Tatum tells me her childhood was generally a happy one, though “peppered with difficulty” that she feels made her tougher. She was 10 when her parents separated, and feels humbled by her mother’s struggle to provide her with the best education: “It made me want to work harder to achieve great things so she knew it was all worth it and she could be proud not only of me, but of herself.  My education not only provided opportunities, it also provided the best group of friends — many of whom I am still best friends with. That is one of the greatest gifts my child-me could give my current-me.”

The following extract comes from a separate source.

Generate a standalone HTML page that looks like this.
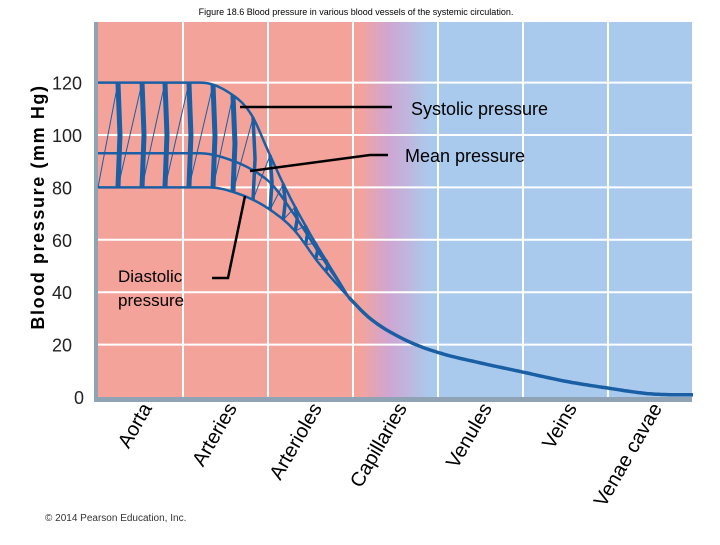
<!DOCTYPE html>
<html><head><meta charset="utf-8"><style>
body{margin:0;background:#fff;width:720px;height:540px;overflow:hidden;font-family:"Liberation Sans",sans-serif}
</style></head><body>
<svg id="c" width="720" height="540" xmlns="http://www.w3.org/2000/svg">
<defs><linearGradient id="bg" x1="98" x2="692" y1="0" y2="0" gradientUnits="userSpaceOnUse">
<stop offset="0" stop-color="#f4a39a"/><stop offset="0.44" stop-color="#f4a39a"/>
<stop offset="0.49" stop-color="#cfa6d2"/><stop offset="0.56" stop-color="#a9caed"/><stop offset="1" stop-color="#a9caed"/></linearGradient></defs>
<text x="356" y="15" font-size="9" text-anchor="middle">Figure 18.6  Blood pressure in various blood vessels of the systemic circulation.</text>
<rect x="98" y="22" width="594" height="375" fill="url(#bg)"/>
<rect x="94" y="22" width="4" height="380" fill="#8fa3b5"/>
<rect x="94" y="397" width="598" height="5" fill="#8fa3b5"/>
<g id="grid"></g><g id="curves"></g><g id="ticks"></g><g id="cats"></g>
<text transform="translate(44,207) rotate(-90)" font-size="18" font-weight="bold" text-anchor="middle" letter-spacing="1.6">Blood pressure (mm Hg)</text>
<g stroke="#000" stroke-width="2.5" fill="none">
<line x1="240" y1="107" x2="392" y2="107"/>
<polyline points="250,171 370,155 388,155"/>
<polyline points="245,196 228,278 212,278"/>
</g>
<text x="411" y="115" font-size="18">Systolic pressure</text>
<text x="405" y="162" font-size="18">Mean pressure</text>
<text x="118" y="282" font-size="17">Diastolic</text>
<text x="118" y="306" font-size="17">pressure</text>
<text x="45" y="521" font-size="10" fill="#333">© 2014 Pearson Education, Inc.</text>
</svg>
<script>
const categories=["Aorta","Arteries","Arterioles","Capillaries","Venules","Veins","Venae cavae"];
const yTicks=[0,20,40,60,80,100,120];
const sysPos=[0,1.2,1.5,1.8,2.0,2.2,2.5,2.8,2.95];
const sysVal=[120,120,117,108,94,80,62,46,38];
const meanPos=[0,1.2,1.6,1.9,2.05,2.3,2.6,2.95];
const meanVal=[93,93,90,85,81,70,55,38];
const diaPos=[0,1.3,1.7,2.0,2.3,2.6,2.95];
const diaVal=[80,80,77,72,64,51,38];
const tailPos=[2.95,3.2,3.6,4,4.5,5,5.5,6,6.5,7];
const tailVal=[38,30,22,17,13,9.5,6,3.4,1.2,0.8];
const beatPos=[0.235,0.518,0.788,1.07,1.353,1.588,1.824,2.024,2.18,2.32,2.44,2.56,2.68];
const NS="http://www.w3.org/2000/svg";
const X=p=>98+p*85, Y=v=>397-2.62*v;
function mk(t,a,parent){const e=document.createElementNS(NS,t);for(const k in a)e.setAttribute(k,a[k]);parent.appendChild(e);return e;}
function interp(P,V,p){const n=P.length;if(p<=P[0])return V[0];if(p>=P[n-1])return V[n-1];
const d=[],m=[];for(let i=0;i<n-1;i++)d.push((V[i+1]-V[i])/(P[i+1]-P[i]));
m[0]=d[0];m[n-1]=d[n-2];for(let i=1;i<n-1;i++)m[i]=(d[i-1]*d[i]<=0)?0:(d[i-1]+d[i])/2;
let i=0;while(p>P[i+1])i++;const h=P[i+1]-P[i],t=(p-P[i])/h;
const h00=2*t*t*t-3*t*t+1,h10=t*t*t-2*t*t+t,h01=-2*t*t*t+3*t*t,h11=t*t*t-t*t;
return h00*V[i]+h10*h*m[i]+h01*V[i+1]+h11*h*m[i+1];}
function pathOf(P,V){let d="";const a=P[0],b=P[P.length-1];for(let i=0;i<=120;i++){const p=a+(b-a)*i/120;d+=(i?"L":"M")+X(p).toFixed(1)+","+Y(interp(P,V,p)).toFixed(1);}return d;}
const g=document.getElementById("grid"),cv=document.getElementById("curves"),tk=document.getElementById("ticks"),ct=document.getElementById("cats");
for(let i=1;i<categories.length;i++){const l=mk("line",{x1:X(i),x2:X(i),y1:22,y2:397,stroke:"#fff","stroke-width":2},g);

}
yTicks.forEach(v=>{if(v>0){const l=mk("line",{x1:98,x2:692,y1:Y(v),y2:Y(v),stroke:"#fff","stroke-width":2},g);

}
const t=mk("text",{x:v?52:74,y:Y(v)+7,"font-size":18,fill:"#222"},tk);t.textContent=v;

});
categories.forEach((c,i)=>{const t=mk("text",{transform:`translate(${X(i+0.5)+12},${408}) rotate(-60)`,"font-size":20,"text-anchor":"end"},ct);t.textContent=c;

});
let prev=0;
beatPos.forEach(p=>{const s=interp(sysPos,sysVal,p),d=interp(diaPos,diaVal,p);
const w=p<1.7?5:3.5;
const l=mk("path",{d:`M${X(p)},${Y(d)} L${X(p)+2},${Y((s+d)/2)} L${X(p)},${Y(s)}`,stroke:"#1a5ea3","stroke-width":w,fill:"none"},cv);


const r=mk("line",{x1:X(prev),y1:Y(interp(diaPos,diaVal,prev)),x2:X(p),y2:Y(s),stroke:"#1a5ea3","stroke-width":1},cv);


prev=p;});
[[sysPos,sysVal,'systolic-line'],[meanPos,meanVal,'mean-line'],[diaPos,diaVal,'diastolic-line'],[tailPos,tailVal,'venous-pressure-line']].forEach(([P,V,n])=>{
const e=mk("path",{d:pathOf(P,V),stroke:"#1a5ea3","stroke-width":n=='venous-pressure-line'?3.5:2.5,fill:"none","stroke-linejoin":"round"},cv);

});
</script>
</body></html>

What were your dreams as a child?

“I found a questionnaire recently that we filled out for our yearbook when we were in our last year of school.  Back then I either wanted to be an ‘entertainment lawyer working in New York, a TV presenter, or working in PR.’  At least one of those dreams came true!”


Her dreams for her young children, Maddox and Valentina, are for them to be strong and resilient. “I feel that the world is so variable and ambiguous nowadays, on so many levels, that strength and resilience to weather uncertainty will become increasingly important,” says Tatum. Along with husband Gavin, she wishes to offer them as many experiences as possible, “so they can be awake to the world”.


Tatum says that she detests clichés, but wishes she grasped, way back when, that there was more to life than work. “I spent so long being diligent and striving for success without realising that success was right in front of me,” she admits, “in the form of my friends and family.” Now, days off are strictly reserved for them: “When we’re not hitting the beach or heading out for a café lunch, we’re barbecuing with family and friends. My parents were social and always involved me, so I think it’s important to include the kids in as much downtime as possible.”


One of her favourite local destinations is Omaha Beach (“I was lucky to go there when I was growing up, and we try to head up there every summer as it is so great for kids!”), and as for overseas destinations, it’s France. “Gavin and I spent nearly a month there just before Maddox was born and travelled up from Nice through Provence to Paris and spent time in some pretty remote non-English speaking towns,” says Tatum. “Undoubtedly one of the most perfect experiences of my life.” Other highs include Bali (“The place is just magical.  We’re heading back this year and I cannot wait”) and Los Angeles (“My favourite city in the world hands down–I would move there in a heartbeat”).


Tatum met husband Gavin at a mutual friends’ barbecue — they bonded through their love of fast cars while watching Formula One: “He asked me to sit down next to him over dinner, and the rest is history!” He proposed ten years later in 2010, on Tatum’s birthday, at Ponsonby Rd Bistro with a cake that read ‘Will you marry me?’ “Our friends, old and new, have always been extremely important to us so the fact that some of our friends were present at the proposal meant a lot to me,” says Tatum. Key to their successful union, she reveals, is to communicate and approach projects together: “I would definitely say that is important for our marriage as we are at our best when we are developing together at the same pace and on the same path.”

Friends and family aside, I finish up by asking Tatum of the most beautiful things she’s experienced.

“I’ve witnessed some extraordinary moments at M.A.C. where customers instore have broken down in tears because a feature or something they see as ‘imperfect’ that has previously affected their confidence has been transformed at the magical hands of a M.A.C artist,” she says. “I will never forget one customer writing to me after I shouted her a makeover instore saying, ‘Thank you, I found myself at M.A.C.’ Those are among life’s best moments. When someone’s confidence is restored and they feel beautiful!”